## WHAT THE EXERCISE ASKS
Omit every picture, and retype the lines that run from the beginning of the data below through the line containing "return (453.0 - p) / 342.0", inclusive.

## RECORD SET
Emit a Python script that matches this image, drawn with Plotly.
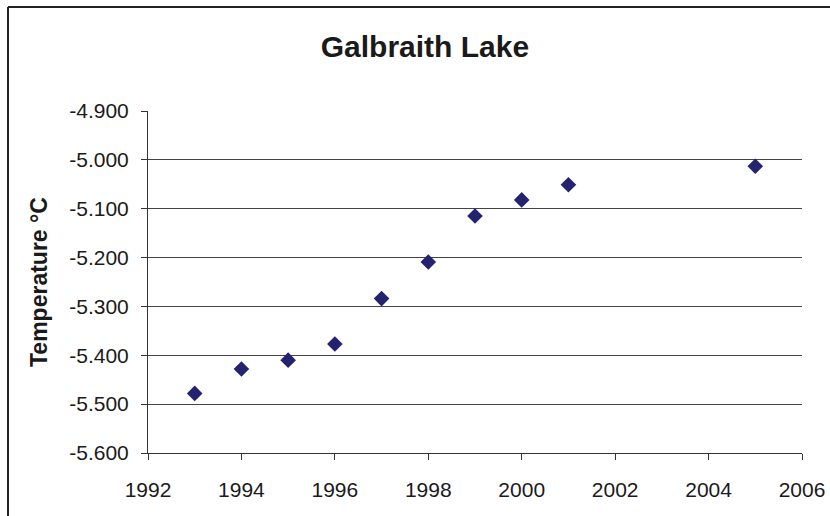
import plotly.graph_objects as go

# Annual mean air temperature, Galbraith Lake
years = [1993, 1994, 1995, 1996, 1997, 1998, 1999, 2000, 2001, 2005]
temps = [-5.478, -5.428, -5.410, -5.377, -5.284, -5.209, -5.115, -5.082, -5.051, -5.013]

x_ticks = [1992, 1994, 1996, 1998, 2000, 2002, 2004, 2006]
y_ticks = [-4.9, -5.0, -5.1, -5.2, -5.3, -5.4, -5.5, -5.6]
y_tick_text = ["-4.900", "-5.000", "-5.100", "-5.200", "-5.300", "-5.400", "-5.500", "-5.600"]

FONT = "Liberation Sans, Arial, sans-serif"
INK = "#1a1a1a"

fig = go.Figure(
    go.Scatter(
        x=years, y=temps, mode="markers",
        marker=dict(symbol="diamond", size=12, color="#232370",
                    line=dict(width=0)),
        cliponaxis=False,
    )
)

# paper-coordinate helpers for the frame around the chart
def px_x(p):
    return (p - 148.0) / 654.0

def px_y(p):
    return (453.0 - p) / 342.0

fig.update_layout(
    width=830, height=516,
    margin=dict(l=148, r=28, t=111, b=63),
    paper_bgcolor="white", plot_bgcolor="white",
    showlegend=False,
    font=dict(family=FONT, color=INK, size=21),
    title=dict(text="<b>Galbraith Lake</b>", x=0.512, xanchor="center",
               y=1 - 46 / 516, yanchor="middle", yref="container",
               font=dict(family=FONT, size=30, color=INK)),
    xaxis=dict(range=[1992, 2006], tickvals=x_ticks, ticks="outside", ticklen=6,
               tickcolor="#333", showgrid=False, showline=True, linecolor="#333",
               linewidth=1, zeroline=False, tickfont=dict(size=21),
               ticklabelstandoff=12, automargin=False),
    yaxis=dict(range=[-5.6, -4.9], tickvals=y_ticks, ticktext=y_tick_text,
               ticks="outside", ticklen=6, tickcolor="#333", showgrid=True,
               gridcolor="#444", gridwidth=1, showline=True, linecolor="#333",
               linewidth=1, zeroline=False, tickfont=dict(size=21),
               ticklabelstandoff=8, automargin=False),
    annotations=[dict(text="<b>Temperature °C</b>", textangle=-90,
                      xref="paper", yref="paper", x=px_x(39), y=px_y(282),
                      xanchor="center", yanchor="middle", showarrow=False,
                      font=dict(family=FONT, size=23, color=INK))],
    shapes=[
        dict(type="line", xref="paper", yref="paper",
             x0=px_x(8), x1=px_x(8), y0=px_y(7), y1=px_y(516),
             line=dict(color="#222", width=2), layer="below"),
        dict(type="line", xref="paper", yref="paper",
             x0=px_x(8), x1=px_x(830), y0=px_y(7), y1=px_y(7),
             line=dict(color="#222", width=2), layer="below"),
    ],
)

fig.write_html("out.html", config={"displayModeBar": False})
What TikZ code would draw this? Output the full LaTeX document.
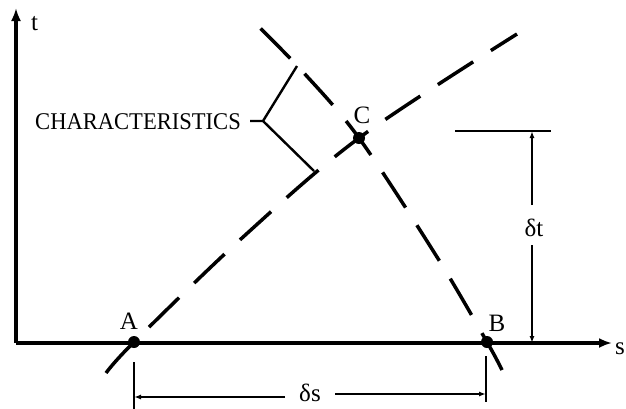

## RESPONSE
Emit a Python script that matches this image, drawn with Plotly.
import plotly.graph_objects as go

# Annual mean air temperature, Galbraith Lake
years = [1993, 1994, 1995, 1996, 1997, 1998, 1999, 2000, 2001, 2005]
temps = [-5.478, -5.428, -5.410, -5.377, -5.284, -5.209, -5.115, -5.082, -5.051, -5.013]

x_ticks = [1992, 1994, 1996, 1998, 2000, 2002, 2004, 2006]
y_ticks = [-4.9, -5.0, -5.1, -5.2, -5.3, -5.4, -5.5, -5.6]
y_tick_text = ["-4.900", "-5.000", "-5.100", "-5.200", "-5.300", "-5.400", "-5.500", "-5.600"]

FONT = "Liberation Sans, Arial, sans-serif"
INK = "#1a1a1a"

fig = go.Figure(
    go.Scatter(
        x=years, y=temps, mode="markers",
        marker=dict(symbol="diamond", size=12, color="#232370",
                    line=dict(width=0)),
        cliponaxis=False,
    )
)

# paper-coordinate helpers for the frame around the chart
def px_x(p):
    return (p - 148.0) / 654.0

def px_y(p):
    return (453.0 - p) / 342.0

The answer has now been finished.